Duane's take
Here's my telling of what the official marker has to say about Sam Houston and his long ties to Liberty County. Now, most folks hear the name Sam Houston and their minds go straight to San Jacinto — that one shining moment when the general led Texas to victory over Mexico and changed the map of the continent. And fair enough.
But the marker standing in Liberty County wants you to know there's a whole other chapter, one that stretched across decades and acres and courthouse steps and Sunday mornings in the pines. So settle in. This one's got range.
Sam Houston — pioneer, lawyer, statesman — began a relationship with Liberty County in 1833, and that relationship was rooted in something Texans have always understood: land. He kept at it, acquiring and transacting, all the way until his death in 1863. In those years he concluded nine land transactions involving nearly twenty thousand acres.
Nine. Nearly twenty thousand. The man wasn't dabbling.
He established a family home at Cedar Point in 1840 — Cedar Point being what's now part of Chambers County — and then another at Grand Cane, twenty-two miles north of here, in 1842. Two homes, two counties, one very busy man. And here's the part that tends to surprise people: from 1838 to 1855, Sam Houston practiced law in Liberty, maintaining an office on this very site, right across from the Courthouse Square.
While he was President of the Republic of Texas — 1836 to 1838, then again 1841 to 1844 — and while he was serving as the first United States Senator for the newly-annexed state of Texas from 1846 to 1859, he was also keeping an office right here, taking cases, standing before judges, doing the ordinary work of a lawyer in a courthouse town. There's something almost quietly remarkable about that. His life in Liberty County wasn't only his own, either.
His wife, Margaret Lea Houston, was one of the founders of the Concord Baptist Church at Grand Cane, in 1845, and Houston attended worship services there. Liberty County honored all of this the way places do when they mean it — with names that stick. Sam Houston Avenue.
The Sam Houston Regional Library and Research Center. Not a battlefield monument, not a capitol rotunda — a library. A place for records and research and the long, patient work of remembering.

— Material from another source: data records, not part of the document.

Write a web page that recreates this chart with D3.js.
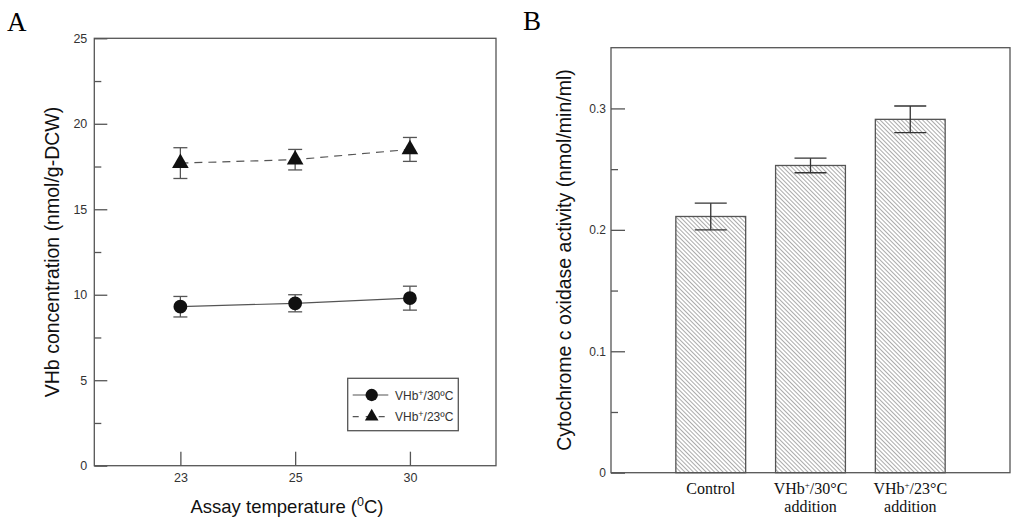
<!DOCTYPE html>
<html>
<head>
<meta charset="utf-8">
<script src="https://cdn.jsdelivr.net/npm/d3@7"></script>
<style>
  body { margin: 0; background: #fff; }
  text { font-family: "Liberation Sans", Arial, sans-serif; }
  .serif { font-family: "Liberation Serif", "Times New Roman", serif; }
</style>
</head>
<body>
<svg width="1024" height="527"></svg>
<script>
// panel A data
var temps = ["23", "25", "30"];
var vhb30 = [9.3, 9.5, 9.8];
var vhb30Err = [0.6, 0.5, 0.7];
var vhb23 = [17.7, 17.9, 18.5];
var vhb23Err = [0.9, 0.6, 0.7];
var seriesNames = ["VHb+/30\u00BAC", "VHb+/23\u00BAC"];

// panel B data
var groups = [["Control"], ["VHb+/30\u00B0C", "addition"], ["VHb+/23\u00B0C", "addition"]];
var activity = [0.211, 0.253, 0.291];
var activityErr = [0.011, 0.006, 0.011];

var svg = d3.select("svg");
var boxColor = "#555", markColor = "#111", tickText = "#333";

// ---------- panel A ----------
var xA = d3.scaleLinear().domain([-0.75, 2.75]).range([94.3, 496]);
var yA = d3.scaleLinear().domain([0, 25]).range([465.7, 38.3]);
var gA = svg.append("g");

gA.append("rect")
    .attr("x", xA.range()[0]).attr("y", yA.range()[1])
    .attr("width", xA.range()[1] - xA.range()[0])
    .attr("height", yA.range()[0] - yA.range()[1])
    .attr("fill", "none").attr("stroke", boxColor).attr("stroke-width", 1.3);

// y axis, ticks inward
var yAxA = gA.append("g").attr("transform", "translate(" + xA.range()[0] + ",0)")
    .call(d3.axisLeft(yA).tickValues([0, 5, 10, 15, 20, 25]).tickSize(-13).tickPadding(7));
yAxA.select(".domain").remove();
yAxA.selectAll("line").attr("stroke", boxColor).attr("stroke-width", 1.3);
yAxA.selectAll("text").attr("font-size", 12.5).attr("fill", tickText)
    .attr("font-family", "Liberation Sans, Arial, sans-serif");
var yMinA = gA.append("g").attr("transform", "translate(" + xA.range()[0] + ",0)")
    .call(d3.axisLeft(yA).tickValues([2.5, 7.5, 12.5, 17.5, 22.5]).tickSize(-7).tickFormat(""));
yMinA.select(".domain").remove();
yMinA.selectAll("line").attr("stroke", boxColor).attr("stroke-width", 1.3);

// x axis, ticks inward
var xAxA = gA.append("g").attr("transform", "translate(0," + yA.range()[0] + ")")
    .call(d3.axisBottom(xA).tickValues([0, 1, 2]).tickSize(-14).tickPadding(7)
      .tickFormat(function(d) { return temps[d]; }));
xAxA.select(".domain").remove();
xAxA.selectAll("line").attr("stroke", boxColor).attr("stroke-width", 1.3);
xAxA.selectAll("text").attr("font-size", 12.5).attr("fill", tickText)
    .attr("font-family", "Liberation Sans, Arial, sans-serif");

function drawSeries(vals, errs, dashed, shape) {
  var pts = vals.map(function(v, i) { return {i: i, v: v, e: errs[i]}; });
  var line = d3.line().x(function(d) { return xA(d.i); }).y(function(d) { return yA(d.v); });
  gA.append("path").datum(pts).attr("d", line).attr("fill", "none")
      .attr("stroke", boxColor).attr("stroke-width", 1.2)
      .attr("stroke-dasharray", dashed ? "8,6" : null);
  var eb = gA.append("g").selectAll("g").data(pts).enter().append("g")
      .attr("stroke", boxColor).attr("stroke-width", 1.3);
  eb.append("line").attr("x1", function(d) { return xA(d.i); }).attr("x2", function(d) { return xA(d.i); })
      .attr("y1", function(d) { return yA(d.v + d.e); }).attr("y2", function(d) { return yA(d.v - d.e); });
  eb.append("line").attr("x1", function(d) { return xA(d.i) - 7; }).attr("x2", function(d) { return xA(d.i) + 7; })
      .attr("y1", function(d) { return yA(d.v + d.e); }).attr("y2", function(d) { return yA(d.v + d.e); });
  eb.append("line").attr("x1", function(d) { return xA(d.i) - 7; }).attr("x2", function(d) { return xA(d.i) + 7; })
      .attr("y1", function(d) { return yA(d.v - d.e); }).attr("y2", function(d) { return yA(d.v - d.e); });
  gA.append("g").selectAll("path").data(pts).enter().append("path")
      .attr("d", d3.symbol().type(shape).size(shape === d3.symbolCircle ? 150 : 120))
      .attr("transform", function(d) { return "translate(" + xA(d.i) + "," + yA(d.v) + ")"; })
      .attr("fill", markColor);
}
drawSeries(vhb30, vhb30Err, false, d3.symbolCircle);
drawSeries(vhb23, vhb23Err, true, d3.symbolTriangle);

// legend
var leg = gA.append("g");
leg.append("rect").attr("x", 347.7).attr("y", 378.3).attr("width", 110.6).attr("height", 52.4)
    .attr("fill", "#fff").attr("stroke", boxColor).attr("stroke-width", 1.3);
[[false, d3.symbolCircle, 395], [true, d3.symbolTriangle, 416.7]].forEach(function(s, i) {
  leg.append("line").attr("x1", 352.7).attr("x2", 388.3).attr("y1", s[2]).attr("y2", s[2])
      .attr("stroke", boxColor).attr("stroke-width", 1.2).attr("stroke-dasharray", s[0] ? "6,7" : null);
  leg.append("path").attr("d", d3.symbol().type(s[1]).size(s[1] === d3.symbolCircle ? 120 : 80))
      .attr("transform", "translate(371.7," + s[2] + ")").attr("fill", markColor);
  var parts = seriesNames[i].split("+");
  var t = leg.append("text").attr("x", 395).attr("y", s[2] + 4.5).attr("font-size", 12).attr("fill", tickText);
  t.append("tspan").text(parts[0]);
  t.append("tspan").attr("dy", -4).attr("font-size", 9).text("+");
  t.append("tspan").attr("dy", 4).text(parts[1]);
});

// axis titles A
gA.append("text").attr("transform", "translate(59,252) rotate(-90)")
    .attr("text-anchor", "middle").attr("font-size", 19.5).attr("fill", "#111")
    .text("VHb concentration (nmol/g-DCW)");
var xlA = gA.append("text").attr("x", 287).attr("y", 513).attr("text-anchor", "middle")
    .attr("font-size", 18.5).attr("fill", "#111");
xlA.append("tspan").text("Assay temperature (");
xlA.append("tspan").attr("dy", -7).attr("font-size", 12.5).text("0");
xlA.append("tspan").attr("dy", 7).text("C)");
svg.append("text").attr("class", "serif").attr("x", 7).attr("y", 31)
    .attr("font-size", 27).attr("fill", "#000").text("A");

// ---------- panel B ----------
var xB = d3.scaleLinear().domain([-1, 3]).range([611, 1010]);
var yB = d3.scaleLinear().domain([0, 0.35]).range([472.7, 47.7]);
var gB = svg.append("g");

var defs = svg.append("defs");
var pat = defs.append("pattern").attr("id", "hatch").attr("patternUnits", "userSpaceOnUse")
    .attr("width", 3).attr("height", 3).attr("patternTransform", "rotate(-45)");
pat.append("line").attr("x1", 0).attr("y1", 0).attr("x2", 0).attr("y2", 3)
    .attr("stroke", "#444").attr("stroke-width", 0.9);

gB.append("rect")
    .attr("x", xB.range()[0]).attr("y", yB.range()[1])
    .attr("width", xB.range()[1] - xB.range()[0])
    .attr("height", yB.range()[0] - yB.range()[1])
    .attr("fill", "none").attr("stroke", boxColor).attr("stroke-width", 1.3);

var yAxB = gB.append("g").attr("transform", "translate(" + xB.range()[0] + ",0)")
    .call(d3.axisLeft(yB).tickValues([0, 0.1, 0.2, 0.3]).tickSize(-14).tickPadding(5)
      .tickFormat(function(d) { return d === 0 ? "0" : d3.format(".1f")(d); }));
yAxB.select(".domain").remove();
yAxB.selectAll("line").attr("stroke", boxColor).attr("stroke-width", 1.3);
yAxB.selectAll("text").attr("font-size", 12).attr("fill", tickText)
    .attr("font-family", "Liberation Sans, Arial, sans-serif");
var yMinB = gB.append("g").attr("transform", "translate(" + xB.range()[0] + ",0)")
    .call(d3.axisLeft(yB).tickValues([0.05, 0.15, 0.25]).tickSize(-7).tickFormat(""));
yMinB.select(".domain").remove();
yMinB.selectAll("line").attr("stroke", boxColor).attr("stroke-width", 1.3);

var bw = 0.7;
gB.append("g").selectAll("rect").data(activity).enter().append("rect")
    .attr("x", function(d, i) { return xB(i - bw / 2); })
    .attr("width", xB(bw) - xB(0))
    .attr("y", function(d) { return yB(d); })
    .attr("height", function(d) { return yB(0) - yB(d); })
    .attr("fill", "url(#hatch)").attr("stroke", "#555").attr("stroke-width", 1.3);

var ebB = gB.append("g").selectAll("g").data(activity).enter().append("g")
    .attr("stroke", "#333").attr("stroke-width", 1.3);
ebB.append("line").attr("x1", function(d, i) { return xB(i); }).attr("x2", function(d, i) { return xB(i); })
    .attr("y1", function(d, i) { return yB(d + activityErr[i]); }).attr("y2", function(d, i) { return yB(d - activityErr[i]); });
[1, -1].forEach(function(sgn) {
  ebB.append("line").attr("x1", function(d, i) { return xB(i) - 16; }).attr("x2", function(d, i) { return xB(i) + 16; })
      .attr("y1", function(d, i) { return yB(d + sgn * activityErr[i]); })
      .attr("y2", function(d, i) { return yB(d + sgn * activityErr[i]); });
});

// category labels
groups.forEach(function(lines, i) {
  lines.forEach(function(s, j) {
    var t = gB.append("text").attr("class", "serif").attr("x", xB(i)).attr("y", 494 + j * 18)
        .attr("text-anchor", "middle").attr("font-size", 16).attr("fill", "#111");
    var parts = s.split("+");
    t.append("tspan").text(parts[0]);
    if (parts.length > 1) {
      t.append("tspan").attr("dy", -6).attr("font-size", 9).text("+");
      t.append("tspan").attr("dy", 6).text(parts[1]);
    }
  });
});

gB.append("text").attr("transform", "translate(571,260) rotate(-90)")
    .attr("text-anchor", "middle").attr("font-size", 19.5).attr("fill", "#111")
    .text("Cytochrome c oxidase activity (nmol/min/ml)");
svg.append("text").attr("class", "serif").attr("x", 523).attr("y", 30)
    .attr("font-size", 27).attr("fill", "#000").text("B");
</script>
</body>
</html>
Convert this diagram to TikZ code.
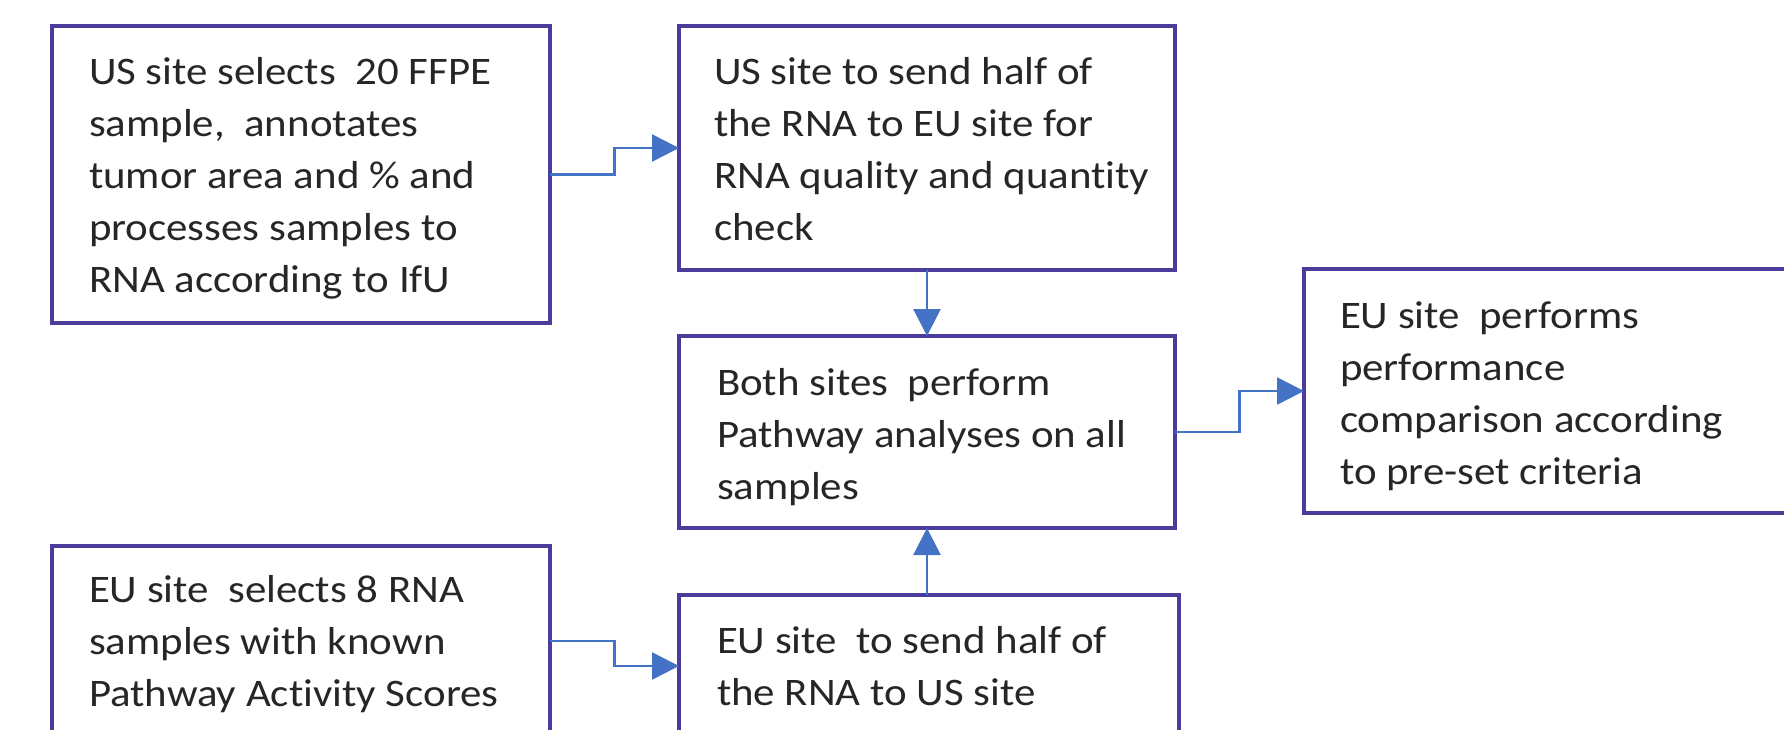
\documentclass[tikz,border=0pt]{standalone}
\usepackage{fontspec}
\setmainfont{Carlito}[FakeStretch=1.1, Ligatures=NoCommon]
\usetikzlibrary{arrows.meta,calc}
\definecolor{boxline}{HTML}{4B3B9B}
\definecolor{flow}{HTML}{4472C4}
\definecolor{ink}{HTML}{262626}
\tikzset{
  stepbox/.style={draw=boxline, line width=4pt, fill=none, rectangle,
    inner sep=0pt, outer sep=0pt},
  steptext/.style={anchor=base west, inner sep=0pt, outer sep=0pt,
    text=ink, font=\fontsize{39}{52}\selectfont},
  flowline/.style={draw=flow, line width=2.5pt,
    -{Triangle[length=27pt,width=27pt]}}
}
\newcommand{\boxlines}[1]{\parbox[t]{480pt}{\raggedright #1}}
\begin{document}
\begin{tikzpicture}[x=1pt,y=-1pt]
  \useasboundingbox (0,0) rectangle (1784,730);
  \clip (0,0) rectangle (1784,730);

  % process boxes
  \node[stepbox, minimum width=498pt, minimum height=297pt] (usSelect) at (301,174.5) {};
  \node[stepbox, minimum width=496pt, minimum height=244pt] (usSend) at (927,148) {};
  \node[stepbox, minimum width=496pt, minimum height=192pt] (both) at (927,432) {};
  \node[stepbox, minimum width=526pt, minimum height=244pt] (compare) at (1567,391) {};
  \node[stepbox, minimum width=498pt, minimum height=190pt] (euSelect) at (301,641) {};
  \node[stepbox, minimum width=500pt, minimum height=142pt] (euSend) at (929,666) {};

  % box texts
  \node[steptext] (tUsSelect) at (89,85) {\boxlines{US site selects~ 20 FFPE\\
    sample,~ annotates\\ tumor area and \% and\\ processes samples to\\
    RNA according to IfU}};
  \node[steptext] (tUsSend) at (714,85) {\boxlines{US site to send half of\\
    the RNA to EU site for\\ RNA quality and quantity\\ check}};
  \node[steptext] (tBoth) at (717,395) {\boxlines{Both sites~ perform\\
    Pathway analyses on all\\ samples}};
  \node[steptext] (tCompare) at (1340,328) {\boxlines{EU site~ performs\\
    performance\\ comparison according\\ to pre-set criteria}};
  \node[steptext] (tEuSelect) at (89,602) {\boxlines{EU site~ selects 8 RNA\\
    samples with known\\ Pathway Activity Scores}};
  \node[steptext] (tEuSend) at (717,653) {\boxlines{EU site~ to send half of\\
    the RNA to US site}};

  % connectors
  \draw[flowline] (usSelect.east) -| ($(usSelect.east)!.5!(usSend.west)$) |- (usSend.west);
  \draw[flowline] (usSend.south) -- (both.north);
  \draw[flowline] (euSend.north -| both.south) -- (both.south);
  \draw[flowline] (both.east) -| ($(both.east)!.5!(compare.west)$) |- (compare.west);
  \draw[flowline] (euSelect.east) -| ($(euSelect.east)!.5!(euSend.west)$) |- (euSend.west);
\end{tikzpicture}
\end{document}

Which, when you think about nearly twenty thousand acres and nine land deals and seventeen years of practicing law across from that courthouse square, seems just about right.
What the marker says
Pioneer, lawyer, statesman, and leader of the Texas victory over Mexico at San Jacinto, General Sam Houston began a relationship with Liberty County in 1833 that was based on land ownership which continued until his death in 1863. During those years he concluded nine land transactions involving nearly 20,000 acres. He established family homes at Cedar Point (now part of Chambers County) in 1840 and at Grand Cane (22 mi. N) in 1842. From 1838 to 1855, Sam Houston practiced law in Liberty, maintaining an office on this site across from the Courthouse Square. Houston's other activities in Liberty County included his attendance at worship services of the Concord Baptist Church (Grand Cane), of which his wife, Margaret Lea Houston, was one of the founders in 1845. Sam Houston's activities in Liberty County took place while he was serving in various leadership roles for Texas, including President of the Republic of Texas (1836-1838, 1841-1844) and as the first United States Senator for the newly-annexed state of Texas (1846-1859). He has been honored in Liberty County by the naming of Sam Houston Avenue and the Sam Houston Regional Library and Research Center.